Susie Rushton: Sneer at Starbucks if you will, but coffee-lovers owe it a very big debt

Notebook: We forget that it was Starbucks that pushed the idea of the "third place" that was neither work nor home

Bad news for coffee snobs: Starbucks is planning what it portentously calls a "renaissance" in Europe. After some underwhelming results for the past year, the chain's European boss, Michelle Gass, has announced that what many regard as the Tesco of hot beverages will be redoubling its efforts over here, including opening 300 new outlets in Britain in the next three years, taking the total to 1,000.

The most damning opinion expressed about Starbucks is that the coffee is rubbish. Connoisseurs dismiss it as "milky", or "tasting of burnt rubber" and "like milkshake for grown-ups". But since when did we become so expert on the ideal flavour of a flat white, the perfect texture of froth on a cappuccino?

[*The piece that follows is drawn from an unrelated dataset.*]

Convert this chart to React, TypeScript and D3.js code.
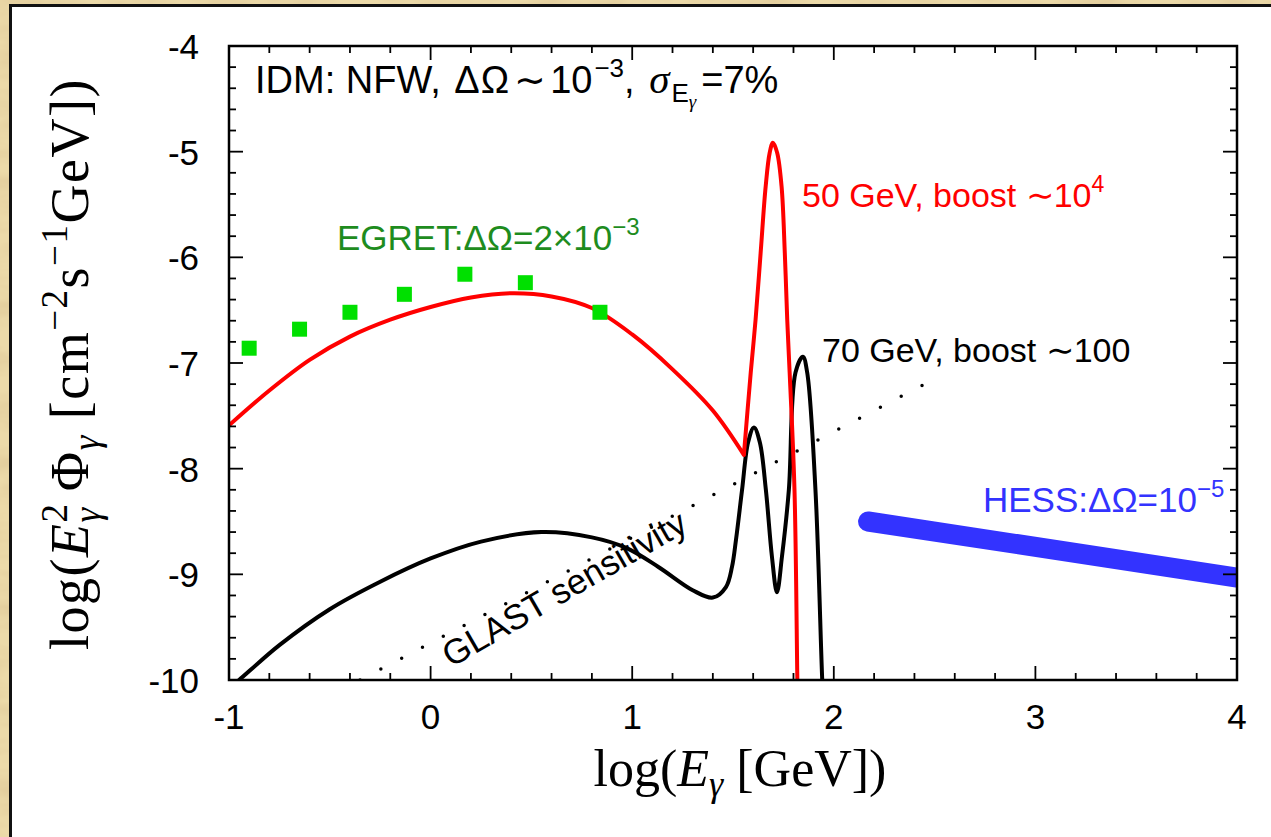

The bitter truth is that while London had a coffeehouse culture in the 1950s and 60s (not to mention for the preceding 300 years; the first coffeehouse opened near Bank in 1652), after its association with teenagers and counterculture fizzled out, we lost our taste for sipping in public. It was the growth in the 1990s of the chains – not just Starbucks but Costa, Nero, Coffee Republic – that turned us into caffeine connoisseurs again. And we've never looked back.

Now, given a choice, and with educated palettes, the pickiest customers would rather spend their £2.15 at an independent coffee bar. In London, addicts' allegiances long ago switched to the mini-chains like Monmouth or Prufrock, where the emphasis is on home-roasted beans, more coffee, less milk and the baristas are invariably Australian or Kiwi (Antipodeans having laid claim to the art of foam and grind).

Somewhere over the past decade, we also became choosy about the environment of our coffee shops, forgetting that it was Starbucks that pushed the idea of the "third place" that was neither work nor home, but offered wi-fi and music and armchairs and time to linger.

Now we dismiss the Seattle giant as pushing an identikit version of a corporate American café, which is why the brand is desperately trying to redesign stores in its capital. It is now absolute foodie orthodoxy here to bemoan the dominance of the chain, claiming that it kills off competitors, even though it rarely undercuts on price. Really, one could argue that its very ubiquity helped create the British coffee customer and foster posh-cappuccino culture. Without Starbucks, we'd still be drinking Gold Blend.

I say, calm down, coffee police. Starbucks is predictable and standardised – but it's also reliable, unlike certain of the indie outlets. Most of all, it's convenient, and any expansion that has the green mermaid appearing at more British motorway service stations gets my vote. Why can't there be Starbucks for ease of location, and the independents for when you really want to savour a cup? We mightn't like to admit it, but to habitual coffee drinkers, sometimes, especially in the morning, any cappuccino is a good cappuccino.

My chilly reception for warm weather

Spring arrived early this weekend – too early. With joyously blue skies and temperatures about 5-10C higher than normal in late February, we all rushed outside to anoint our pale faces with the first sunrays. At the same time, some of the most annoying things about warm weather were activated. Joggers jostled me on the Thames path. Insects appeared indoors. Smug earlybirds occupied the sunniest café tables. Every idiot with a convertible accelerated round corners, bass turned up, shades on, ladies'-eye scanning the street. The wintery dust that had settled all over our house, usually still concealed in gloomy February, was illuminated, demanding to be wiped away.

Worst of all, I felt that fatal anxiety – unique to the British – that the lovely climate simply wouldn't last, and soon we'd be back to drab, northern European normality. Spring, go away and come again another day.